▶ EXERCISE
Without the pictures, output the lines of the material from the very first through the one that holds "const b1217 = [1.66, 1.64, 1.01, 1.61, 1.66, 0.71];".

========================

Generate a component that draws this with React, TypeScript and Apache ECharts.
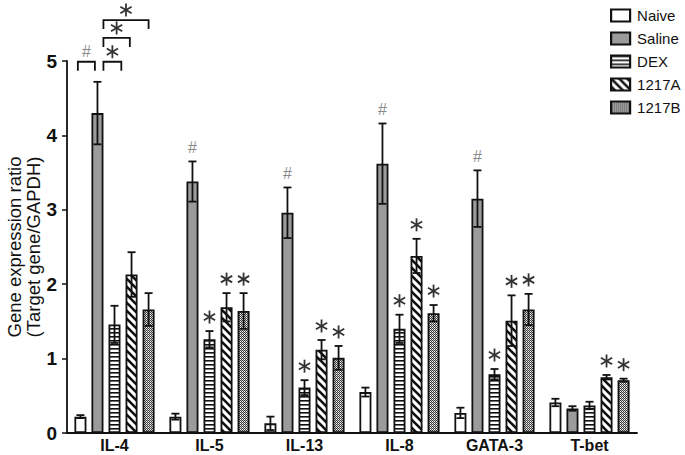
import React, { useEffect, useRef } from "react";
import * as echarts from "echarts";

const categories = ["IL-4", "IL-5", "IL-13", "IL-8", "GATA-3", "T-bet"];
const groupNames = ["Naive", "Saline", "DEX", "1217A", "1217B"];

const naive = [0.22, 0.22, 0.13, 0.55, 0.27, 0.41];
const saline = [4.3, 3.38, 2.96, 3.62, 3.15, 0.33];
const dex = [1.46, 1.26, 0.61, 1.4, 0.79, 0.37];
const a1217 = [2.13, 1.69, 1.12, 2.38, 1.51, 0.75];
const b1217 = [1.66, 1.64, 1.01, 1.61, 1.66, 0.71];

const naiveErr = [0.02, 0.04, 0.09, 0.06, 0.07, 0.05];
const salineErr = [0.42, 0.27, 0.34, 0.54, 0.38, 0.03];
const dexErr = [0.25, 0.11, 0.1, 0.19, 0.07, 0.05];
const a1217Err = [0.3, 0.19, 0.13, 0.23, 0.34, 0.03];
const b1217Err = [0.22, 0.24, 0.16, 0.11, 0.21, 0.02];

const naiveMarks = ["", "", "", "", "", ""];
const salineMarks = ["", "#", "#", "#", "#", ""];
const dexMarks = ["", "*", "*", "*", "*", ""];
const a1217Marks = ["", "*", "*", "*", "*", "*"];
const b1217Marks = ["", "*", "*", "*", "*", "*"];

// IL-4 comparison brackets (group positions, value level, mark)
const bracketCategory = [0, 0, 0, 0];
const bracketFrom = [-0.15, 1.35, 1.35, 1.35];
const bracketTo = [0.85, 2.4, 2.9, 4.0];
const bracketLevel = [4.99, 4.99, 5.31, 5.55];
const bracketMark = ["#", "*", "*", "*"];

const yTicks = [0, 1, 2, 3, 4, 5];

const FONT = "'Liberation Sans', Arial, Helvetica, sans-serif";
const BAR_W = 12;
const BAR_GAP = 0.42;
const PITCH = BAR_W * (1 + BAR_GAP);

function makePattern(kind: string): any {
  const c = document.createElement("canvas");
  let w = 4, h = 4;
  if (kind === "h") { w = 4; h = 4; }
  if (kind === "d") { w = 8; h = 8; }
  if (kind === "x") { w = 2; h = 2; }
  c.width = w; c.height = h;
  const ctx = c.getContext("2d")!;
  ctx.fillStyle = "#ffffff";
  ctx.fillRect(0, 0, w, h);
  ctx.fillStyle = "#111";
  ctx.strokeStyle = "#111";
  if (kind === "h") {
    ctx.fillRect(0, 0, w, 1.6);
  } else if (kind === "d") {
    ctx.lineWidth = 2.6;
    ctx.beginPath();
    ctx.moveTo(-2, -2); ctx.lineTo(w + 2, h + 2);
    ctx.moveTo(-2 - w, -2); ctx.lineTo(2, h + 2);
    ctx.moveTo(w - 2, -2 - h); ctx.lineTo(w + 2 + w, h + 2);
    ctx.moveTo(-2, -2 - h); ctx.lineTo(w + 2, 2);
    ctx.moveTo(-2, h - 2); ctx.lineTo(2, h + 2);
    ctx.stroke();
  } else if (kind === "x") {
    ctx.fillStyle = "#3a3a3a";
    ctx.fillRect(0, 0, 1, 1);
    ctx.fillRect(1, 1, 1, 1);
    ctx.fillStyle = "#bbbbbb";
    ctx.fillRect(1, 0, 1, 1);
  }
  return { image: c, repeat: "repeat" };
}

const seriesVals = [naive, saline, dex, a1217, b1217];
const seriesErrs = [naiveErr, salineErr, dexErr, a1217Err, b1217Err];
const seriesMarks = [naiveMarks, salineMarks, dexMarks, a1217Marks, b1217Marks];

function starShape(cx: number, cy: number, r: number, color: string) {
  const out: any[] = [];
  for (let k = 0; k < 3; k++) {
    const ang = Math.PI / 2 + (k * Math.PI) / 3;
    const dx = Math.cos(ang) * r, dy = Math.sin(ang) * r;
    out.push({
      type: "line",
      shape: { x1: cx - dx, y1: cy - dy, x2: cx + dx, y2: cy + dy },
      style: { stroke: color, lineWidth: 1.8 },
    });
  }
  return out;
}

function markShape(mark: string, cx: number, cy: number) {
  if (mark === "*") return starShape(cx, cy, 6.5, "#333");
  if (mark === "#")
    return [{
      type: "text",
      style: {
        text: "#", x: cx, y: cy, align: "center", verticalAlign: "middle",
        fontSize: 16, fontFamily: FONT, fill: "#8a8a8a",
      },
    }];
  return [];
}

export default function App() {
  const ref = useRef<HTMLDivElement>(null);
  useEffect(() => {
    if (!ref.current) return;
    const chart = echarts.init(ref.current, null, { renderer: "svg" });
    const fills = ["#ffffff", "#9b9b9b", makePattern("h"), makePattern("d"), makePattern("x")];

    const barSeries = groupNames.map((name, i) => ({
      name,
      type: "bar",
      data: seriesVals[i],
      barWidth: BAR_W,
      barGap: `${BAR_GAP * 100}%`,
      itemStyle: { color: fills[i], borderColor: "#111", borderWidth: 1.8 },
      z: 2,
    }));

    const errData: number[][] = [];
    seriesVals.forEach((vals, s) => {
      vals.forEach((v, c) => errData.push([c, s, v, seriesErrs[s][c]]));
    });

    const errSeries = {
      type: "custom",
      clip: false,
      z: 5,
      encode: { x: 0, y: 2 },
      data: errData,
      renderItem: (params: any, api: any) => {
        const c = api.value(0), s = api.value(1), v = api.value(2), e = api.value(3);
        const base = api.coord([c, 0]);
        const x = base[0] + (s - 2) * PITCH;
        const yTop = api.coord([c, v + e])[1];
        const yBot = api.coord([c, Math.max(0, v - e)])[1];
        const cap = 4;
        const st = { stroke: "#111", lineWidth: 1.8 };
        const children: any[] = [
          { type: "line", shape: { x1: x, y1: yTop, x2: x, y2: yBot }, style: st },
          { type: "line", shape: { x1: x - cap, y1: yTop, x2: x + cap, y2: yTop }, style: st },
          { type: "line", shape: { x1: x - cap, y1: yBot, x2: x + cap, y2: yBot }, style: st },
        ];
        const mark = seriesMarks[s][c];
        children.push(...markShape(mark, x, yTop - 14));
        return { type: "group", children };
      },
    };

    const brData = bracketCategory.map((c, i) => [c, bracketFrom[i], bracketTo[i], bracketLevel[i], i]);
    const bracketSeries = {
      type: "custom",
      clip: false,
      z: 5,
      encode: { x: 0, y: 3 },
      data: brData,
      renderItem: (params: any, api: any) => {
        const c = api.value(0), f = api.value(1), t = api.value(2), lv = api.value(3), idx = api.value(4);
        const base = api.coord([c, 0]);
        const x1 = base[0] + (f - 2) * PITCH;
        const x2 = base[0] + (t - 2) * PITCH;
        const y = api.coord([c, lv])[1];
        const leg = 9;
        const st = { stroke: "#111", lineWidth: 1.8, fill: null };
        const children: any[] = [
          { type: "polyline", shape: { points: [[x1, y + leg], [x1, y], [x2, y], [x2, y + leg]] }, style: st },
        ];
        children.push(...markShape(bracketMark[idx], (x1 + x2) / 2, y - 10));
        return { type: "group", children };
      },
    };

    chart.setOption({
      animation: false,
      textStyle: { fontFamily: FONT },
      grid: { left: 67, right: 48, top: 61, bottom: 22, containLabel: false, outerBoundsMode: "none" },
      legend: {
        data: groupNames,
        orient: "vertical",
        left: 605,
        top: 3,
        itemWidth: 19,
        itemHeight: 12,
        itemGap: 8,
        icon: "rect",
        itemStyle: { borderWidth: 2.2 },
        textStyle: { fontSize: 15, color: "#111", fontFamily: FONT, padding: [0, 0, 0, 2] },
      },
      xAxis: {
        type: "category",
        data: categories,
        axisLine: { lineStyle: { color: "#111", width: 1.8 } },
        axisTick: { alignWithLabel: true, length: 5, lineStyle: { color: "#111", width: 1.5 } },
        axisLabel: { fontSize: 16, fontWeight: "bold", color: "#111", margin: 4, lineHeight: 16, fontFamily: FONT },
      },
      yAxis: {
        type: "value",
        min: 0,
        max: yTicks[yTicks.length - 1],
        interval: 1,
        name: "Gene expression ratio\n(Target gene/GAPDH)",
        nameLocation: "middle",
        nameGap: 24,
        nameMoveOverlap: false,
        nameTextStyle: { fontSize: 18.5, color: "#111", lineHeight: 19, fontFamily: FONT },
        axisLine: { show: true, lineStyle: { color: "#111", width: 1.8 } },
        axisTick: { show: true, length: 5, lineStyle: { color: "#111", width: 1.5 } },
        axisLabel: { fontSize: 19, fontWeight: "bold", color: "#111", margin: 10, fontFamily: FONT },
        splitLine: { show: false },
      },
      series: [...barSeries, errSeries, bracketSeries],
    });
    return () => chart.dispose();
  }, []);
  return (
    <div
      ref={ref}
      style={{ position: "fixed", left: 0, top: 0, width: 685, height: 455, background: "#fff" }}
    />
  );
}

========================

▶ SOLUTION FOR THIS PROBLEM
Generate a component that draws this with React, TypeScript and Apache ECharts.
import React, { useEffect, useRef } from "react";
import * as echarts from "echarts";

const categories = ["IL-4", "IL-5", "IL-13", "IL-8", "GATA-3", "T-bet"];
const groupNames = ["Naive", "Saline", "DEX", "1217A", "1217B"];

const naive = [0.22, 0.22, 0.13, 0.55, 0.27, 0.41];
const saline = [4.3, 3.38, 2.96, 3.62, 3.15, 0.33];
const dex = [1.46, 1.26, 0.61, 1.4, 0.79, 0.37];
const a1217 = [2.13, 1.69, 1.12, 2.38, 1.51, 0.75];
const b1217 = [1.66, 1.64, 1.01, 1.61, 1.66, 0.71];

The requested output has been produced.